— Required work —
Print exactly the lines below between the line containing "Emit a Python" and the line containing "8.2, N, 7.7]", counting both of those lines. Leave pictures out.

— Materials provided —
::::::

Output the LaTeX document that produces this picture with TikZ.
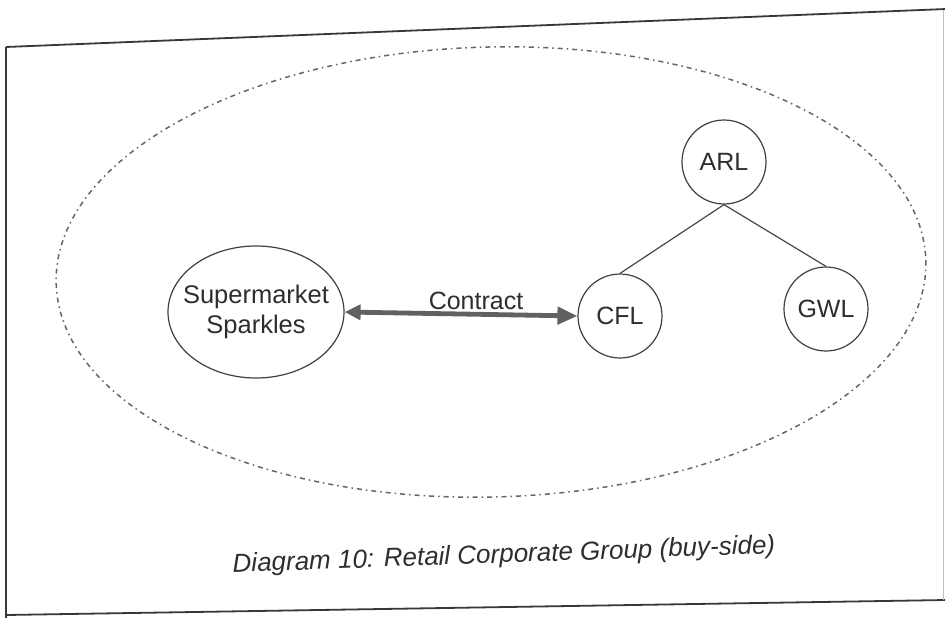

::::::

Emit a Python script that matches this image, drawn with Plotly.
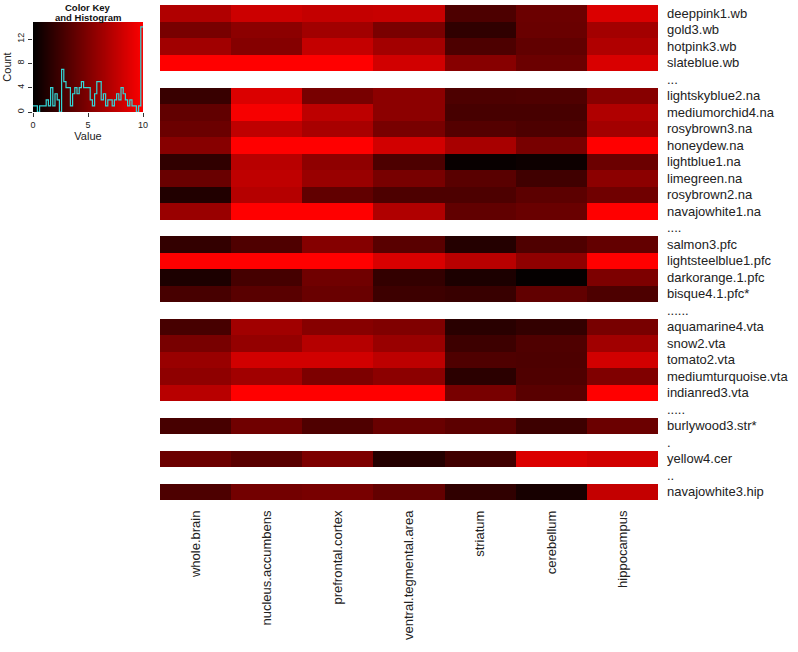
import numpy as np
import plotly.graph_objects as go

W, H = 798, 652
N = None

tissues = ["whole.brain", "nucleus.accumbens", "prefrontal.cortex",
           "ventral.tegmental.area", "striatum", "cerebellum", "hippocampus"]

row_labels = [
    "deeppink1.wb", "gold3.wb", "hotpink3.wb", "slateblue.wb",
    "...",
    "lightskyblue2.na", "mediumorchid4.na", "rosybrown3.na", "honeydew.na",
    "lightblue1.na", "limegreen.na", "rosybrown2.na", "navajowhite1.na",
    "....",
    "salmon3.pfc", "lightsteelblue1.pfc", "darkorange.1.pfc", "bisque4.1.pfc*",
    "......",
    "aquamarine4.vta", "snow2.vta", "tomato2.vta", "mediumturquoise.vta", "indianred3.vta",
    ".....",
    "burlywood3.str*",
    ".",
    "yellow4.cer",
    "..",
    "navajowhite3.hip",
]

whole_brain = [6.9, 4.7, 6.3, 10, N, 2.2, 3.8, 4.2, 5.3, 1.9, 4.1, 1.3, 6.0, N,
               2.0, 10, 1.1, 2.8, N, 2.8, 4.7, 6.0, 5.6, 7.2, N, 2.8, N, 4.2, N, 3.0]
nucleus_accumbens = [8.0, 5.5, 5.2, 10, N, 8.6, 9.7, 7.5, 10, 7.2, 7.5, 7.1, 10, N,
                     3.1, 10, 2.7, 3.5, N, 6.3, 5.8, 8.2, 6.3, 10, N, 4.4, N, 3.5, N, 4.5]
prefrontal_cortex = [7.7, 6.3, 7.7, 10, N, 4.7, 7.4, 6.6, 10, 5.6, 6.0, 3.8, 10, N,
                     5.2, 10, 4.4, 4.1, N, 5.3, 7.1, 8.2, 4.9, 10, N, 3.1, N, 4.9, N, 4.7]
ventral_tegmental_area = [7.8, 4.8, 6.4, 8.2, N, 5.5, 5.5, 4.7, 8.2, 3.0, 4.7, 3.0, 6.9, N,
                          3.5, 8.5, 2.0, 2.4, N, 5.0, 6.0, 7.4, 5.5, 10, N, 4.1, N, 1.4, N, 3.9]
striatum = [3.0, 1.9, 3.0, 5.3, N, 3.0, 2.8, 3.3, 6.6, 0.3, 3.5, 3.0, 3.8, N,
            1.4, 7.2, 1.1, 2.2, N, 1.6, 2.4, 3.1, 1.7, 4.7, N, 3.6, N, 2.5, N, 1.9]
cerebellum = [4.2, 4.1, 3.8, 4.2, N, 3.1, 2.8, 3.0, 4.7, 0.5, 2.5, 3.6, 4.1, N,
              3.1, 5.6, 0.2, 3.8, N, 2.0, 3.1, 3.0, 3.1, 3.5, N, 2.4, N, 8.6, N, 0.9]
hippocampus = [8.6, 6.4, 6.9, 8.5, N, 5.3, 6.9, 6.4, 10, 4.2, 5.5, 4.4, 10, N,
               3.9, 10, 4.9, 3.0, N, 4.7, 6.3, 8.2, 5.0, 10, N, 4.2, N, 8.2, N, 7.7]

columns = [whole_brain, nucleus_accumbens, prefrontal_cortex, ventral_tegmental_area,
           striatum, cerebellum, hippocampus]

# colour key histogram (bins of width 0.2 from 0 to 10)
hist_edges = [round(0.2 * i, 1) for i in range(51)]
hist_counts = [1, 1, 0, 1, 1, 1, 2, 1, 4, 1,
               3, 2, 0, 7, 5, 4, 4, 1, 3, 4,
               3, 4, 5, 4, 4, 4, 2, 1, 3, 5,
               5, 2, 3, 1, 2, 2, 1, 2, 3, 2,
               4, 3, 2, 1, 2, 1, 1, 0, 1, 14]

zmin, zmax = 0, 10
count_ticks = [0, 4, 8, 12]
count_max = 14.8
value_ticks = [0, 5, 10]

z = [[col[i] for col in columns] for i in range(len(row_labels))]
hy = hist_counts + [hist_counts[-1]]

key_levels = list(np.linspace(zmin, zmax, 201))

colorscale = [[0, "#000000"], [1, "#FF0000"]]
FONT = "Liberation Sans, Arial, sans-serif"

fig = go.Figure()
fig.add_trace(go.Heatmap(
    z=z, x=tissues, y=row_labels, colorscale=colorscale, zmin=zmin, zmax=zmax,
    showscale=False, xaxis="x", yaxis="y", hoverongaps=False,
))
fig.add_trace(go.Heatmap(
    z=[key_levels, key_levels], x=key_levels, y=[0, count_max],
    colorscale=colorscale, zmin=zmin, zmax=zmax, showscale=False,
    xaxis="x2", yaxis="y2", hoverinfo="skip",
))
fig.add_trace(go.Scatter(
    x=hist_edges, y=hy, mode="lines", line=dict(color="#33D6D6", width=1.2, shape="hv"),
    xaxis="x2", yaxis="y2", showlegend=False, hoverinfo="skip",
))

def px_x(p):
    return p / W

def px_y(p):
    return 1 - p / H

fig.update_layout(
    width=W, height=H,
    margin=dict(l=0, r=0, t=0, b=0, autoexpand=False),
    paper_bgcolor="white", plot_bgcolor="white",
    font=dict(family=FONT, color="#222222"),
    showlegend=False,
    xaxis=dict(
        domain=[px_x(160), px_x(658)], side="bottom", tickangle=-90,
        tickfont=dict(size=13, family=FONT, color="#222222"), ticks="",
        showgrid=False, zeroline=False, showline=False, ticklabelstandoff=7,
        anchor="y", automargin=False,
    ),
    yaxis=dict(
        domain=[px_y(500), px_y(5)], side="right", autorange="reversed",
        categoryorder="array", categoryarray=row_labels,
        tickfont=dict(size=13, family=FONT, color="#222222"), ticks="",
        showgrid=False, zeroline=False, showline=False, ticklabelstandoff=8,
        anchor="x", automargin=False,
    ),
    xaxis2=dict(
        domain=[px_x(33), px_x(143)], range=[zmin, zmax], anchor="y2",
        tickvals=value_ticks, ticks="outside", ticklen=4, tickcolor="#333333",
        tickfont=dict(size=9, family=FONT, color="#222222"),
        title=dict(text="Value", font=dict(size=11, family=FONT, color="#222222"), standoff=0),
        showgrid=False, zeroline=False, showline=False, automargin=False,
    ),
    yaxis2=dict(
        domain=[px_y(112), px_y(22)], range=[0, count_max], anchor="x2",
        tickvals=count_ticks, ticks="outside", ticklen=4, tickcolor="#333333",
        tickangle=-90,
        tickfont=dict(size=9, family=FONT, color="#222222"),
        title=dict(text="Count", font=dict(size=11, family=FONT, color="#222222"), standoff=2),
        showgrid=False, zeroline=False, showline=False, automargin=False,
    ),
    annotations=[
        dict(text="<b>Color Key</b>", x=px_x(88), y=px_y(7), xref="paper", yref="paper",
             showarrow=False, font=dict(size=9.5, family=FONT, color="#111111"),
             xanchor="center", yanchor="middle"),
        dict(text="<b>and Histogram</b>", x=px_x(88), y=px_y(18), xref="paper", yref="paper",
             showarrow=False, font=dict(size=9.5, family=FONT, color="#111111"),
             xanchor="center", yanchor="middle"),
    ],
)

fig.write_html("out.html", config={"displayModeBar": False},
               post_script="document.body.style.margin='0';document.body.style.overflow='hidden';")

::::::

— Solved problem —
Emit a Python script that matches this image, drawn with Plotly.
import numpy as np
import plotly.graph_objects as go

W, H = 798, 652
N = None

tissues = ["whole.brain", "nucleus.accumbens", "prefrontal.cortex",
           "ventral.tegmental.area", "striatum", "cerebellum", "hippocampus"]

row_labels = [
    "deeppink1.wb", "gold3.wb", "hotpink3.wb", "slateblue.wb",
    "...",
    "lightskyblue2.na", "mediumorchid4.na", "rosybrown3.na", "honeydew.na",
    "lightblue1.na", "limegreen.na", "rosybrown2.na", "navajowhite1.na",
    "....",
    "salmon3.pfc", "lightsteelblue1.pfc", "darkorange.1.pfc", "bisque4.1.pfc*",
    "......",
    "aquamarine4.vta", "snow2.vta", "tomato2.vta", "mediumturquoise.vta", "indianred3.vta",
    ".....",
    "burlywood3.str*",
    ".",
    "yellow4.cer",
    "..",
    "navajowhite3.hip",
]

whole_brain = [6.9, 4.7, 6.3, 10, N, 2.2, 3.8, 4.2, 5.3, 1.9, 4.1, 1.3, 6.0, N,
               2.0, 10, 1.1, 2.8, N, 2.8, 4.7, 6.0, 5.6, 7.2, N, 2.8, N, 4.2, N, 3.0]
nucleus_accumbens = [8.0, 5.5, 5.2, 10, N, 8.6, 9.7, 7.5, 10, 7.2, 7.5, 7.1, 10, N,
                     3.1, 10, 2.7, 3.5, N, 6.3, 5.8, 8.2, 6.3, 10, N, 4.4, N, 3.5, N, 4.5]
prefrontal_cortex = [7.7, 6.3, 7.7, 10, N, 4.7, 7.4, 6.6, 10, 5.6, 6.0, 3.8, 10, N,
                     5.2, 10, 4.4, 4.1, N, 5.3, 7.1, 8.2, 4.9, 10, N, 3.1, N, 4.9, N, 4.7]
ventral_tegmental_area = [7.8, 4.8, 6.4, 8.2, N, 5.5, 5.5, 4.7, 8.2, 3.0, 4.7, 3.0, 6.9, N,
                          3.5, 8.5, 2.0, 2.4, N, 5.0, 6.0, 7.4, 5.5, 10, N, 4.1, N, 1.4, N, 3.9]
striatum = [3.0, 1.9, 3.0, 5.3, N, 3.0, 2.8, 3.3, 6.6, 0.3, 3.5, 3.0, 3.8, N,
            1.4, 7.2, 1.1, 2.2, N, 1.6, 2.4, 3.1, 1.7, 4.7, N, 3.6, N, 2.5, N, 1.9]
cerebellum = [4.2, 4.1, 3.8, 4.2, N, 3.1, 2.8, 3.0, 4.7, 0.5, 2.5, 3.6, 4.1, N,
              3.1, 5.6, 0.2, 3.8, N, 2.0, 3.1, 3.0, 3.1, 3.5, N, 2.4, N, 8.6, N, 0.9]
hippocampus = [8.6, 6.4, 6.9, 8.5, N, 5.3, 6.9, 6.4, 10, 4.2, 5.5, 4.4, 10, N,
               3.9, 10, 4.9, 3.0, N, 4.7, 6.3, 8.2, 5.0, 10, N, 4.2, N, 8.2, N, 7.7]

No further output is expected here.